**PROBLEM TO SOLVE**
Search the records below for the word "this". Pull out each line that has it.

BEGIN LISTED RECORDS

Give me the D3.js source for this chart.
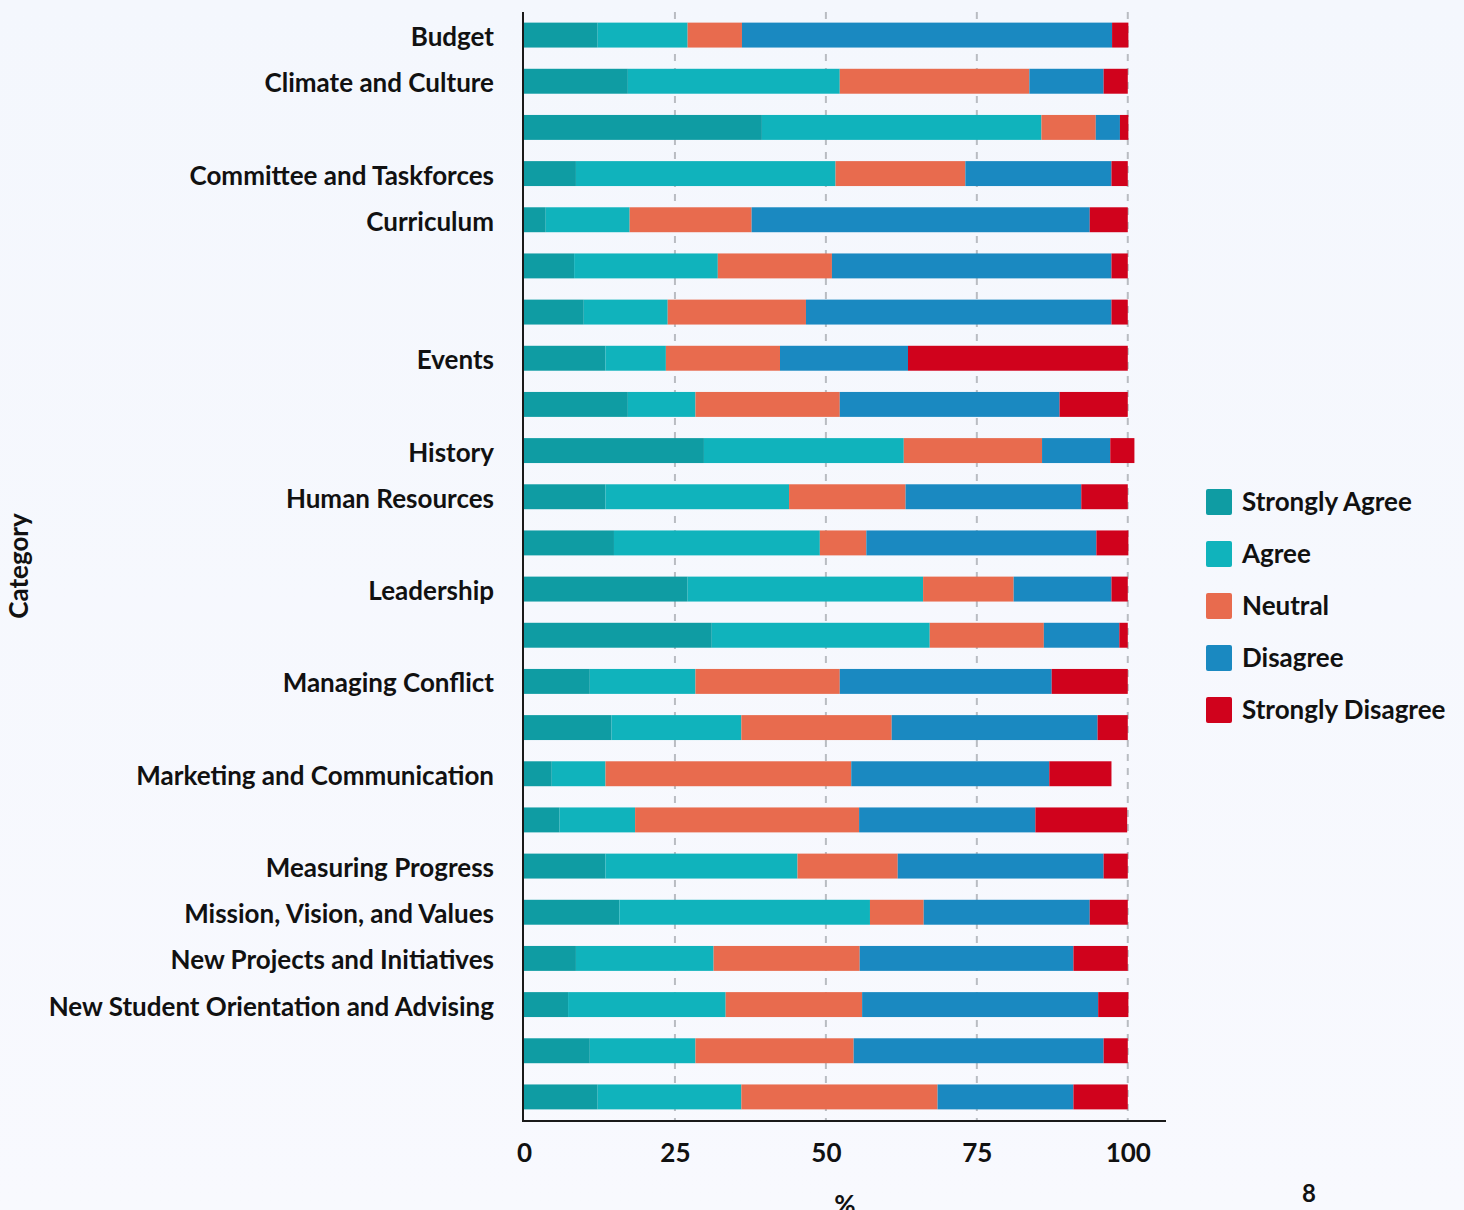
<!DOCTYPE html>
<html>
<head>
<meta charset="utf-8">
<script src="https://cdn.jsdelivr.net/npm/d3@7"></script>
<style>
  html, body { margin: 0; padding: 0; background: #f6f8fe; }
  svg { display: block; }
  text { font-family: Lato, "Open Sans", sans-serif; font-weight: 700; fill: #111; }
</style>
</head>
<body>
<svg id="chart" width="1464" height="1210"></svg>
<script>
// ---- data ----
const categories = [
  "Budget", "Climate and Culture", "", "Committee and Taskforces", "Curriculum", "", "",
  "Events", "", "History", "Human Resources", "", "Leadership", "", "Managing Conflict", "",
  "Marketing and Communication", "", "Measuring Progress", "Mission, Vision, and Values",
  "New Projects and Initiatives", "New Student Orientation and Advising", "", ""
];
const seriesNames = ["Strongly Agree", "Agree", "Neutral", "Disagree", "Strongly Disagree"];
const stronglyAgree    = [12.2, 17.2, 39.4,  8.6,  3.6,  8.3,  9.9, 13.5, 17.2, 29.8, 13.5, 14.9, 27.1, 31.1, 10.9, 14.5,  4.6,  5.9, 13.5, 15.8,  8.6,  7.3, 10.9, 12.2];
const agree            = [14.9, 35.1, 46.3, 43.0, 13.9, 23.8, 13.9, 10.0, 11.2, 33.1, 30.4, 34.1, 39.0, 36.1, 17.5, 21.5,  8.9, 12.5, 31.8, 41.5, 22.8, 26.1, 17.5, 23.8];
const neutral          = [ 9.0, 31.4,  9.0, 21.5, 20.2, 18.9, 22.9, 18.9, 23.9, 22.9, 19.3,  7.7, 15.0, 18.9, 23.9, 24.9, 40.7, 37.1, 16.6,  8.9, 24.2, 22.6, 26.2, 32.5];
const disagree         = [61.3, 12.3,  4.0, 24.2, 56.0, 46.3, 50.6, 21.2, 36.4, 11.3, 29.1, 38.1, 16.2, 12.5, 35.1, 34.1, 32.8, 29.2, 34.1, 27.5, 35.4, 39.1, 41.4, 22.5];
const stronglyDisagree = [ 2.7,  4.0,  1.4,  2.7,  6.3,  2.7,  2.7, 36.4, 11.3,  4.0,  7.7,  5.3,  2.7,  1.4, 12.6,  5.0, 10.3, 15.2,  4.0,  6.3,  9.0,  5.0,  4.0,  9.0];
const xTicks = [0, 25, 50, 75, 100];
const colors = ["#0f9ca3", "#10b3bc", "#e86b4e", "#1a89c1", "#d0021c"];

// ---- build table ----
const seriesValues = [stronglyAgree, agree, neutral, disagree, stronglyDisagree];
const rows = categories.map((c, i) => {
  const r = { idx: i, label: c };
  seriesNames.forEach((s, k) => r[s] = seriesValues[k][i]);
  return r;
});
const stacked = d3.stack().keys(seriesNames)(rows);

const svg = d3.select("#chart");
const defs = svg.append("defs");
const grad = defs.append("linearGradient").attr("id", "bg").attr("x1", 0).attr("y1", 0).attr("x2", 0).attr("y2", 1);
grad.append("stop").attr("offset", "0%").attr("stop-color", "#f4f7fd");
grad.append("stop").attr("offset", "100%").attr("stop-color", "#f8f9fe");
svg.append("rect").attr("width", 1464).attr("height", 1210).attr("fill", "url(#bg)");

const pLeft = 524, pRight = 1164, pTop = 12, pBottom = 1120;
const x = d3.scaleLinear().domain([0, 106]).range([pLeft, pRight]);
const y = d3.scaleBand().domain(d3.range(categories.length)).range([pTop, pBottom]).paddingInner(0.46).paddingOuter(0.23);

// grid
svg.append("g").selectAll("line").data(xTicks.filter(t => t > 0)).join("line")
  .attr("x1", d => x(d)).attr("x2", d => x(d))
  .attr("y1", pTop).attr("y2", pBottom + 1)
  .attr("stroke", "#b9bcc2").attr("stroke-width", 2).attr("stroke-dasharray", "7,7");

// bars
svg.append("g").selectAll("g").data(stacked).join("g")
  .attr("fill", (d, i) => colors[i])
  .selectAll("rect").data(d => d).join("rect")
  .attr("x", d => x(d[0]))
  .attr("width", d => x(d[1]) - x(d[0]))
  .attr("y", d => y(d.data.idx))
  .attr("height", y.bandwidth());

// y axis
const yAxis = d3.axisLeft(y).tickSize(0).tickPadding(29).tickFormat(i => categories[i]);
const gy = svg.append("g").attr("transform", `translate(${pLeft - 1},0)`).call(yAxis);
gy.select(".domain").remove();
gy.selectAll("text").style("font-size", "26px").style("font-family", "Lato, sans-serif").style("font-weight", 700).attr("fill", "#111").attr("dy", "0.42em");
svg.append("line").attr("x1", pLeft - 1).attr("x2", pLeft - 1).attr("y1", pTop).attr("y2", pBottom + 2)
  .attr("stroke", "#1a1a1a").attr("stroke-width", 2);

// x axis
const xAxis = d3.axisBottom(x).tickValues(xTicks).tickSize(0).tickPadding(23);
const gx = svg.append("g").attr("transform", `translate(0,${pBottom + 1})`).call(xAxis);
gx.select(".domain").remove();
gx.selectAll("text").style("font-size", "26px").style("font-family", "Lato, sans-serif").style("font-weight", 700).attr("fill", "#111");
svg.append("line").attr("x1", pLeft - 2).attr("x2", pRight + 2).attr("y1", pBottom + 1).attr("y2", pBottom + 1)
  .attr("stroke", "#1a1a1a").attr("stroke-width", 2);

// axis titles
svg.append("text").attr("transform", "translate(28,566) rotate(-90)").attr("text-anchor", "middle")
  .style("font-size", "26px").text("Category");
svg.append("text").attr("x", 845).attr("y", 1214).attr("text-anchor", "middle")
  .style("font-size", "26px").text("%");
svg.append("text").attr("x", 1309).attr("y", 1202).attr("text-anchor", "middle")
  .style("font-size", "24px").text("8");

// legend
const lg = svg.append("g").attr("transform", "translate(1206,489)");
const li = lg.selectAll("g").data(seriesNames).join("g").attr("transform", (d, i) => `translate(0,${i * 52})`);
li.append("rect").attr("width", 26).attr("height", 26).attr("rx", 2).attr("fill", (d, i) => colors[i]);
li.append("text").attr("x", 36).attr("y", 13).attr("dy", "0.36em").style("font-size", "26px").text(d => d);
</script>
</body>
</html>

END LISTED RECORDS
BEGIN LISTED RECORDS

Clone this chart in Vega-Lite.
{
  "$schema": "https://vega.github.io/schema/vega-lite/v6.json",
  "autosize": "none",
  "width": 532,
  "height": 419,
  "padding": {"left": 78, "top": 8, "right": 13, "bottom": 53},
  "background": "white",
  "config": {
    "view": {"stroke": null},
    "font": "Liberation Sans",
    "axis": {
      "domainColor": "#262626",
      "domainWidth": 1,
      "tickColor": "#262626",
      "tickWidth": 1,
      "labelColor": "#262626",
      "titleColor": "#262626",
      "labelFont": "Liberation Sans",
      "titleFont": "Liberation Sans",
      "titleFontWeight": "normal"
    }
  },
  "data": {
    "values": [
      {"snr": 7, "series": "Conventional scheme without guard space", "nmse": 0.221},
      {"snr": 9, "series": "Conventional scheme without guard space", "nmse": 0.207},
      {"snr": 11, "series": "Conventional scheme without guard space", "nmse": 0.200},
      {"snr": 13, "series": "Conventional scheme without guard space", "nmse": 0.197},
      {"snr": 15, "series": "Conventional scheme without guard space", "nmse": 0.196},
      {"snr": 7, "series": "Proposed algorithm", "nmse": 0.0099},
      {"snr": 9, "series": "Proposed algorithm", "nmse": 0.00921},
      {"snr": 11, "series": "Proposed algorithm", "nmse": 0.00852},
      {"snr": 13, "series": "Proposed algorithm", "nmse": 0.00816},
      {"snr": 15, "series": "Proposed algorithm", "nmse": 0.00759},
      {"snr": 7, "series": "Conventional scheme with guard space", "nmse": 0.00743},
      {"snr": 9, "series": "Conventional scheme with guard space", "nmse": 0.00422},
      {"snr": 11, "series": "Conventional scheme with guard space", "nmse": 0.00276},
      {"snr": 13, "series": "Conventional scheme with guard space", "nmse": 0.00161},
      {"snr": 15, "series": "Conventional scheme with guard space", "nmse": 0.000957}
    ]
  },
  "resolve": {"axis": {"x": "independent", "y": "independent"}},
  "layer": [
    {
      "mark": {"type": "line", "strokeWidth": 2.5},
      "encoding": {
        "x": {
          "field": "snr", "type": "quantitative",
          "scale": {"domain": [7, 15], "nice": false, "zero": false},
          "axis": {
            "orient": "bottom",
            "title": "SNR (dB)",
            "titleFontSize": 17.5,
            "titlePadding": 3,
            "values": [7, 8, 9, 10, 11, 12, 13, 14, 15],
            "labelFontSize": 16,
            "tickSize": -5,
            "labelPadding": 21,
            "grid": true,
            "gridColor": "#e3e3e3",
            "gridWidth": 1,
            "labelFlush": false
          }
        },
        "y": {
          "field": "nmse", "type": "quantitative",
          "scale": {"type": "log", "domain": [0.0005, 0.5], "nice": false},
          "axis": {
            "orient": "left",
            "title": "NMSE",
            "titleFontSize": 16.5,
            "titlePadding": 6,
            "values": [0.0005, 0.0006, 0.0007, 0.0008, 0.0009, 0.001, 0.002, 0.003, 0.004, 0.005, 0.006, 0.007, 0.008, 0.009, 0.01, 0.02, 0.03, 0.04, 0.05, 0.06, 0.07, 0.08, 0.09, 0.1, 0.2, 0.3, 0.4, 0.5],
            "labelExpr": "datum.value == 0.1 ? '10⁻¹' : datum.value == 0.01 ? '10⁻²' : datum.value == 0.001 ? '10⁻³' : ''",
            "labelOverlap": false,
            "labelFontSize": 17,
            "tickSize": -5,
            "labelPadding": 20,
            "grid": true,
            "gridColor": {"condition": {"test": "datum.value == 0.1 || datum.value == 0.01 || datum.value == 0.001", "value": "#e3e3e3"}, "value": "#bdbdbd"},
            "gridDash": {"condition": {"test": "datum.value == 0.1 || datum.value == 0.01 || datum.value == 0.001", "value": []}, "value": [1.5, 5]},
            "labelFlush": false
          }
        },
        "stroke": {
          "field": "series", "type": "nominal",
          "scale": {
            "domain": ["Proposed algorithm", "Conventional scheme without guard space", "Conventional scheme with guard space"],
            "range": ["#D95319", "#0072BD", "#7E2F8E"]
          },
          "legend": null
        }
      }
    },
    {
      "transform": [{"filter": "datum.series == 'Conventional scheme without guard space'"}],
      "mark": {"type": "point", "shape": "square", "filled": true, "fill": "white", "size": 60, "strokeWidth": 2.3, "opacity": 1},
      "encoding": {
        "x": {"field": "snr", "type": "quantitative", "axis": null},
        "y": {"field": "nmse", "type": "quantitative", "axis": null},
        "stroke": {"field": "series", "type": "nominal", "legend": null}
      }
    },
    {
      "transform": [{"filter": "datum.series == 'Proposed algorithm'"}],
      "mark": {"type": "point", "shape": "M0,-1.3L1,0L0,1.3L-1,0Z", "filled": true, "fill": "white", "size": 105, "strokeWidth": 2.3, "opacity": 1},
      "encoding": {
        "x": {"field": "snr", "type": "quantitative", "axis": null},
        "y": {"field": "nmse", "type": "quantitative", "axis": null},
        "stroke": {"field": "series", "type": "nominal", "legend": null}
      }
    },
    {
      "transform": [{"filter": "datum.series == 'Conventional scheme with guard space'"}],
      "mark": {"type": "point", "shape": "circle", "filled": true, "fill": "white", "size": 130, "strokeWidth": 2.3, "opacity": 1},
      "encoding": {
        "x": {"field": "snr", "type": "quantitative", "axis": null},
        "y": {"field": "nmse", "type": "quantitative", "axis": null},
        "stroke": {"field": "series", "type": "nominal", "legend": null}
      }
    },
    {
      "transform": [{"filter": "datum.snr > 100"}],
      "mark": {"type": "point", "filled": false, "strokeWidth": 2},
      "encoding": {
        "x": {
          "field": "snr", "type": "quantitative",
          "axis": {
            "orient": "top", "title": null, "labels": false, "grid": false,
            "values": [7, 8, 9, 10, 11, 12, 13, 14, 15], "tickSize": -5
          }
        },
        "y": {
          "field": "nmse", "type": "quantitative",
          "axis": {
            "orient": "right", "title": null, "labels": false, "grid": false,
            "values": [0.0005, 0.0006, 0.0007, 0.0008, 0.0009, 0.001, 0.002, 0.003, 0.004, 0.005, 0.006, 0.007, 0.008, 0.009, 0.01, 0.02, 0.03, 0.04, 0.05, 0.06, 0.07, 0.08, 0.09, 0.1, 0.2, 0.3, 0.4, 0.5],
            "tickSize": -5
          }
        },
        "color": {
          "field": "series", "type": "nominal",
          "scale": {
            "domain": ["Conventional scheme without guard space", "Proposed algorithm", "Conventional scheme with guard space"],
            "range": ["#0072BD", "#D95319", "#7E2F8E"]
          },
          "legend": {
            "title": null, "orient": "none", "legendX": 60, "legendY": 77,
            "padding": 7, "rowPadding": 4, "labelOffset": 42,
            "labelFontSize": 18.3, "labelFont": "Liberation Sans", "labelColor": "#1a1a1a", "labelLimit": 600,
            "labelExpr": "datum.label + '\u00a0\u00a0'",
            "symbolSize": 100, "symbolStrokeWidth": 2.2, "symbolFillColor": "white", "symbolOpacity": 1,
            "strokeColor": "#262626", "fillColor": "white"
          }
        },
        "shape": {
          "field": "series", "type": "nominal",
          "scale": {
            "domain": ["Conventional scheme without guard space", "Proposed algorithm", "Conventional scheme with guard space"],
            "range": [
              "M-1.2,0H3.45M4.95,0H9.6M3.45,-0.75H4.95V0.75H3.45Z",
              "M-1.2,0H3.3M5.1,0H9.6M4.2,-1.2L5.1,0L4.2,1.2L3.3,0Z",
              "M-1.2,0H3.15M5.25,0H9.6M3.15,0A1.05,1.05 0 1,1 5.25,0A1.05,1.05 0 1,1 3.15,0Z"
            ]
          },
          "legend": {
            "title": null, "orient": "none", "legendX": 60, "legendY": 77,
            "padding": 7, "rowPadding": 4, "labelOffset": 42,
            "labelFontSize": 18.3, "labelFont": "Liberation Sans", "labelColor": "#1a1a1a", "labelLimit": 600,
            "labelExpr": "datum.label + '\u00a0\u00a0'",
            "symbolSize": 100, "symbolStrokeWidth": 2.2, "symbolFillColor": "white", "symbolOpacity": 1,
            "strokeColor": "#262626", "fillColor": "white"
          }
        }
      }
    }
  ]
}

END LISTED RECORDS
BEGIN LISTED RECORDS

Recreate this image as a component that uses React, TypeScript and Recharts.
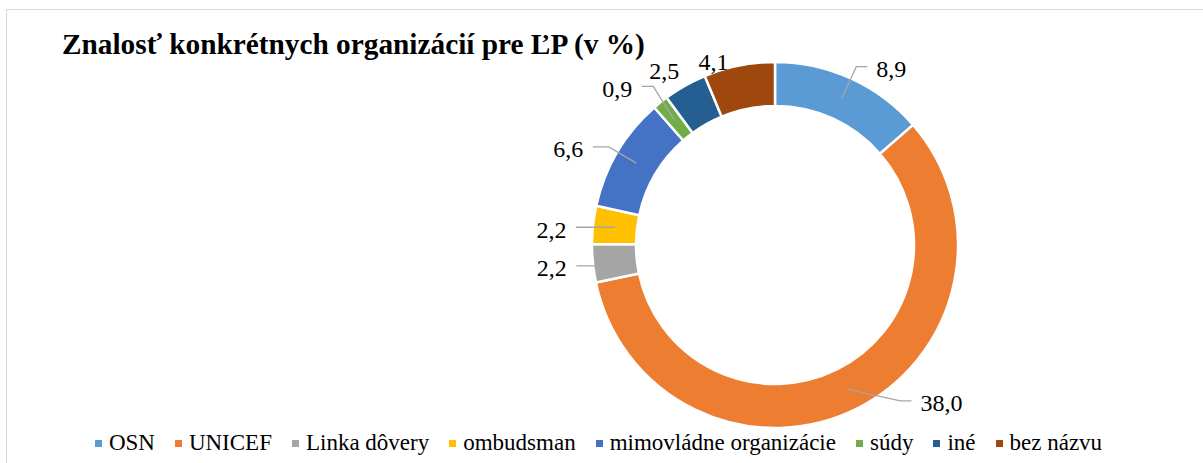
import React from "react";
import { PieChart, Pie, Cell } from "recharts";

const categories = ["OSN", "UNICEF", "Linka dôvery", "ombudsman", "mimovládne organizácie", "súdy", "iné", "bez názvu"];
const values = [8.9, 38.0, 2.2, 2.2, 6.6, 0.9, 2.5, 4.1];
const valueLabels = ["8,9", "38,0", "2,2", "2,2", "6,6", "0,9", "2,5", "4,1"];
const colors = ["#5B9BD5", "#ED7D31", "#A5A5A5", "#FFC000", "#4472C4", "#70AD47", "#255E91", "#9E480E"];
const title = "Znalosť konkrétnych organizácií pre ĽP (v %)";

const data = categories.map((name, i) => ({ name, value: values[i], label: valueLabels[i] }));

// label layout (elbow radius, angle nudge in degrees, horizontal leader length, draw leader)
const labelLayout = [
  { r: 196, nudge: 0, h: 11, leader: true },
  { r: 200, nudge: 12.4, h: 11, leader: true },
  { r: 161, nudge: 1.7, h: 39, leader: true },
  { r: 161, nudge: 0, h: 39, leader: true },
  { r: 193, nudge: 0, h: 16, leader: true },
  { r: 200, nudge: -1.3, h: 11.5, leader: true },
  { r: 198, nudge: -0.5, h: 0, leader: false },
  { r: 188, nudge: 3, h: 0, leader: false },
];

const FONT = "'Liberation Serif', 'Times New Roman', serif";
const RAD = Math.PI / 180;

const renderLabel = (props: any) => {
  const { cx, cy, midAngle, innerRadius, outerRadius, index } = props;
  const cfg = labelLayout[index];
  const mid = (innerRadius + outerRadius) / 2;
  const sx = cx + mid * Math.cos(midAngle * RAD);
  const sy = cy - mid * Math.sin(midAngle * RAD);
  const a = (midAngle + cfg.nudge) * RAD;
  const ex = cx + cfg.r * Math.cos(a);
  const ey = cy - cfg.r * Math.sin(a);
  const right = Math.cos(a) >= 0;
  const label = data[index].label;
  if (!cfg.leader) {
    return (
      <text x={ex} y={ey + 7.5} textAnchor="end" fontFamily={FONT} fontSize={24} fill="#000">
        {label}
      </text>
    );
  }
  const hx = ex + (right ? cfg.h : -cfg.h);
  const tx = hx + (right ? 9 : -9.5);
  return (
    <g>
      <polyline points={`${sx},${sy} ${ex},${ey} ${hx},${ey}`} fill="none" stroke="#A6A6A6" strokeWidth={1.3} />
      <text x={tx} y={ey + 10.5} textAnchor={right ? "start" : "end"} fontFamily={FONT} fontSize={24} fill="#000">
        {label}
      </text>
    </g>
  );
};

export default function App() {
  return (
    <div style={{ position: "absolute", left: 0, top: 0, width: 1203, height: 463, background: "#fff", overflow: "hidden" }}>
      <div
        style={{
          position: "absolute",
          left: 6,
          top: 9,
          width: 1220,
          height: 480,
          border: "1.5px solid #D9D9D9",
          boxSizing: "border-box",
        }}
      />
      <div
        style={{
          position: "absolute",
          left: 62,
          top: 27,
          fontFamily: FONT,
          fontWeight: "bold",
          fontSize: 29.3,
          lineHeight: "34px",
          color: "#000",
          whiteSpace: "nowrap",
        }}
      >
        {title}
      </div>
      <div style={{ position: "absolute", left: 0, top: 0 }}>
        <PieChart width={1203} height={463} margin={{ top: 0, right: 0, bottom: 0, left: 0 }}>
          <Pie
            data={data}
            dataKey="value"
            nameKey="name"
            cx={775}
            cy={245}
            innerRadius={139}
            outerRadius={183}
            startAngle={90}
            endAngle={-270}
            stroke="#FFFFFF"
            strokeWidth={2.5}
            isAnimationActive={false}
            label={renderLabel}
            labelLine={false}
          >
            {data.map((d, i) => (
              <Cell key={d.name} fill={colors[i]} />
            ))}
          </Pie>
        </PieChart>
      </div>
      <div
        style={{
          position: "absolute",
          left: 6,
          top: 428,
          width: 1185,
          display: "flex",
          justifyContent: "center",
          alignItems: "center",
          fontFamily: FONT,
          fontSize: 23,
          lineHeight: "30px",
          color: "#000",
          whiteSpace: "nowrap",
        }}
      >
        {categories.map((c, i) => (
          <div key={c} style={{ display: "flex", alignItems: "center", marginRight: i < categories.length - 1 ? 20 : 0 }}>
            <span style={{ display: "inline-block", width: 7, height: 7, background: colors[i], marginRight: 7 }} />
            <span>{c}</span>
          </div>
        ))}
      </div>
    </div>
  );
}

END LISTED RECORDS

**EXERCISE OUTPUT**
Give me the D3.js source for this chart.
Clone this chart in Vega-Lite.
Recreate this image as a component that uses React, TypeScript and Recharts.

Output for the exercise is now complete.